The rumors were on target. Lyft, Uber’s smaller but gigantic-in-its-own-right competitor in the ride-hailing business, has acquired Motivate, the company that runs several of the largest bike-share systems in America. The price isn’t public yet, but unconfirmed earlier reports pegged it at $250 million. The new entity is called “Lyft Bikes.”
Lyft gets Motivate’s “current engineering, technology, marketing, communications, legal and supply chain capabilities as well as some human resources and finance functions,” according to a spokesperson. Lyft says the terms of contracts with local governments, including agreements with New York, Chicago, San Francisco and other large cities granting varying degrees of exclusivity, will not be affected.
The transportation analysts I’ve spoken to are of two minds on the deal. The optimistic take sees huge potential in the nation’s largest bike-share operator getting an infusion of capital.
Motivate’s bicycles and its ability to run bike-share fleets are highly regarded (though Lyft is not acquiring “service operations and bike maintenance,” which will remain under a separate company retaining the Motivate name). While its systems work well and currently account for 80 percent of all bike-share trips in the U.S., Motivate’s momentum has petered out as dockless bike-share and scooter start-ups have entered the scene. Cities are taking a wait-and-see approach as changes in the bike-share market play out, and Motivate systems like Citi Bike are stagnating in the meantime.
The acquisition by Lyft could change this dynamic. Motivate has yet to show what it can do with the dockless and electric-assist bicycles it’s been developing. The announcement yesterday renews Motivate’s relevance, with Lyft explicitly mentioning “dockless and pedal-assist electric bikes” as the type of “innovation” it intends to expedite. You can also expect Lyft Bikes to start appearing in cities where Lyft already runs ride-hailing services.
But is Lyft going to maximize the potential of bike-share as a ubiquitous urban travel option for shorter trips?

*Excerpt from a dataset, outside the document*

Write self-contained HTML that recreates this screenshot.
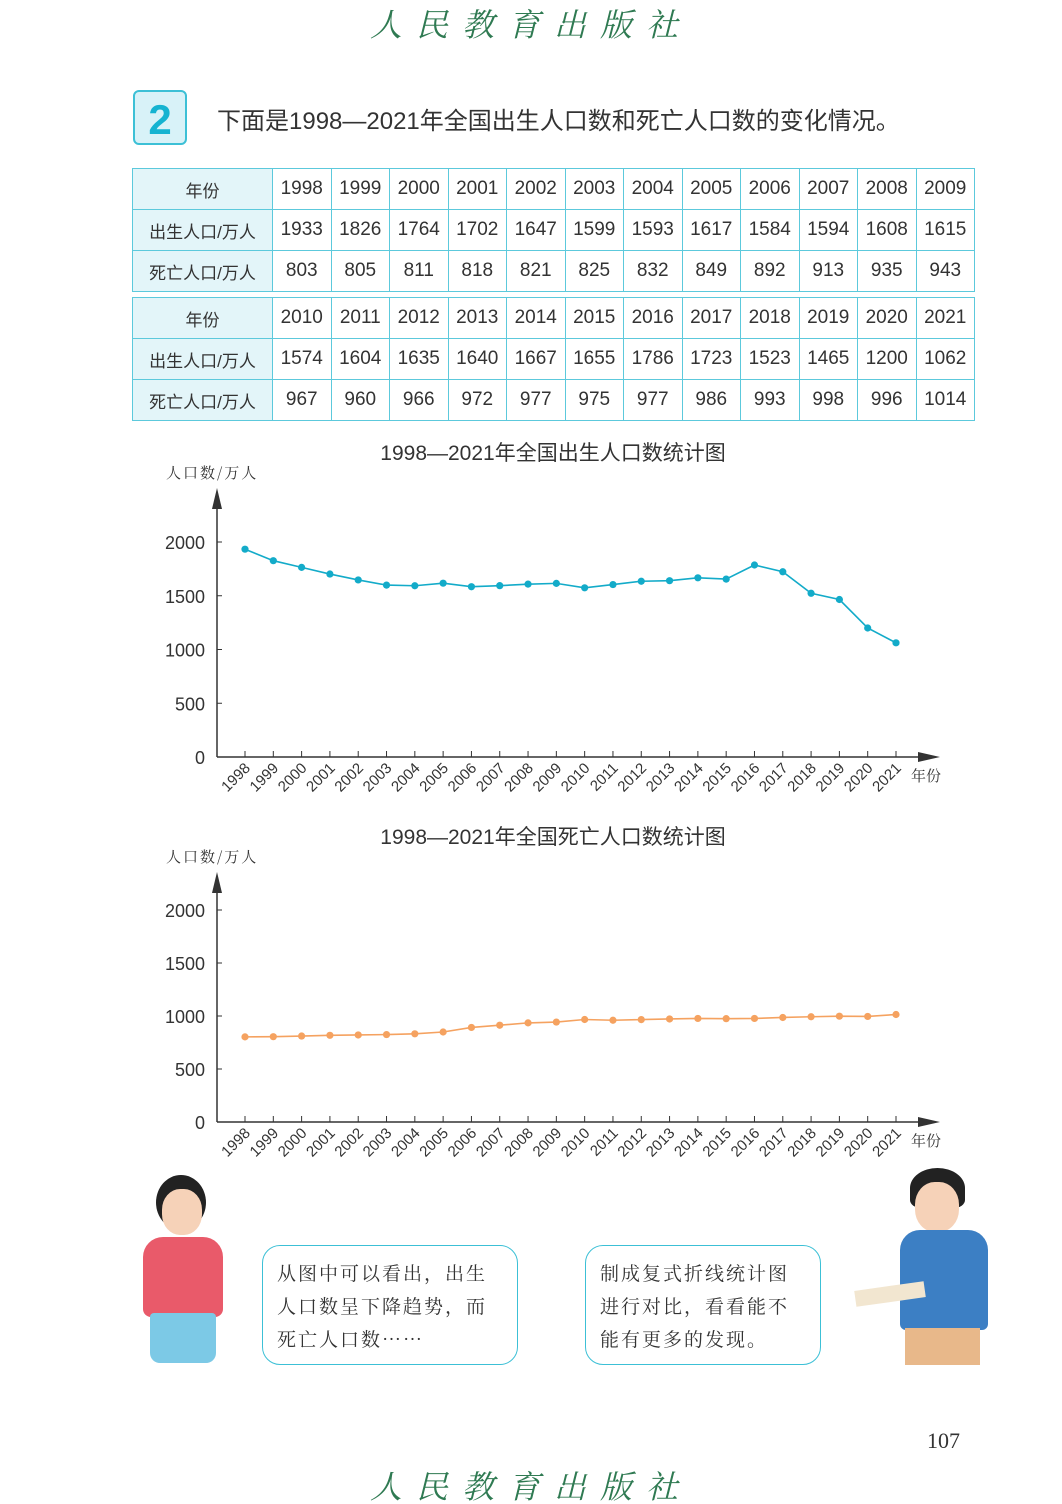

The pessimistic take on the deal is that Lyft’s core business — selling car trips in cities — will put a ceiling on what it will do as a bike-share company. Motivate was a company fighting and scrapping to sell people bike trips. Now it will be subsumed within a company “demonstrating how the biggest impact is realized when multiple modes come together into a cohesive system.”
It’s encouraging that Lyft reportedly acquired Motivate to fend off bike-share/scooter start-ups like Lime and Bird, as well as Uber, which recently made a play for relevance in the bike-share market by purchasing Jump. The more the ride-hail giants have to compete on terms dictated by bike and scooter companies, the better.
But Lyft’s bike-share offerings will also cannibalize its ride-hail business. As analyst Todd Schneider has shown, more than half of rush-hour taxi trips in Manhattan would be faster as Citi Bike trips. It would be wonderful for New York if bikes capture a large chunk of these trips from space-hogging cars that overrun the streets and slow everyone down. Would it be wonderful for Lyft?
I doubt that Lyft will enthusiastically try to convert its car trips to bike trips without some sort of prompt from policy makers. Bike-share is a very low-margin business. Generally speaking, regular bike-share users are spending a dollar or less on each trip. Lyft may be losing money in the brutally competitive ride-hailing business, but the easiest path to profitability still seems to be selling more car trips, or holding out until the foretold era of shared autonomous car fleets finally arrives.
It’s certainly possible to envision a company that serves the market for trips of a few miles or less mainly with bikes, and the market for longer point-to-point trips mainly with cars. That model would work well for cities. Whether it works well for Lyft and its investors remains unknown.
In all likelihood, Lyft and other companies are going to need at least a nudge in the right direction. Cities can’t sit by passively and relinquish their ability to shape transportation systems. They have to exercise their policy-making prerogative. Car trip businesses will work for cities if road pricing pushes ride-hailing trips away from congested city centers and toward areas where transit is sparser. Bike-share businesses will work for cities if car traffic is held in check and people feel safe riding bicycles on the street.